The Lillard/Turner situation dominated Bucks headlines, but they actually had a rather nice summer other than that, re-signing key free agents and bringing in some buy-low veterans like Cole Anthony and Gary Harris.
But they also signed or re-signed five players (Kevin Porter Jr., Gary Trent Jr., Gary Harris, Taurean Prince, Jericho Sims) to 1+1 deals, meaning they have a player option in 2026-27. (They also gave Ryan Rollins and Bobby Portis 2+1 contracts, giving them control of their fate in 2027-28.) All those player options significantly hamper their flexibility next season (although the Bucks did well to get most of their signees to waive their implicit no-trade clause).
To have so many players in control of a roster spot next year just makes future planning harder. If it turns out some of these guys aren’t NBA-caliber anymore? Too bad, Milwaukee will be stuck with them. If they play fantastically and earn themselves a bigger payday? They’ll hit the market in a summer where plenty of teams will have at least a bit of salary cap room.
(In recent years, player options have surprisingly become a useful tool for teams when the option is tacked onto the end of bigger deals for older players; teams have been able to convince guys to opt out of that final year and re-sign for longer, lower AAV contracts. But Bobby Portis is the only player where that might remotely apply here.)
None of these are major risks in and of themselves, given the low contract value for most of these players. Giving out player options is sometimes the cost of doing business, the carrot that convinces players to sign for a bit less than they might think they’re worth. But the cumulative effects of five different player options for next season add up to something the Bucks will need to worry about.

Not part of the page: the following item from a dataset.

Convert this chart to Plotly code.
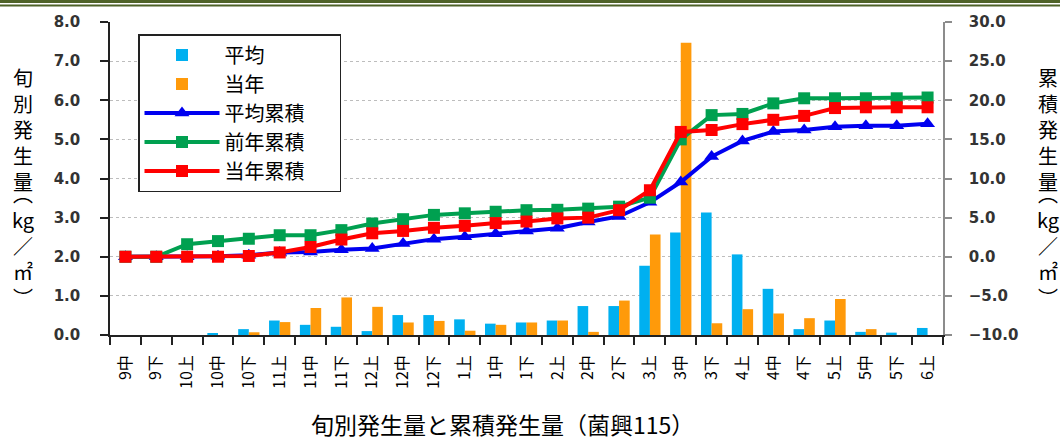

5) The Pelicans dig themselves deeper
Everything went downhill when the Pelicans hired Joe Dumars (who’d been out of a teambuilding role for more than a decade) and Troy Weaver to head the front office, for, uh, reasons?
Maybe that’s not fair. New Orleans wasn’t exactly flying high to begin with; they were already at the bottom of said hill. There was no more hill to go down. They went subterranean.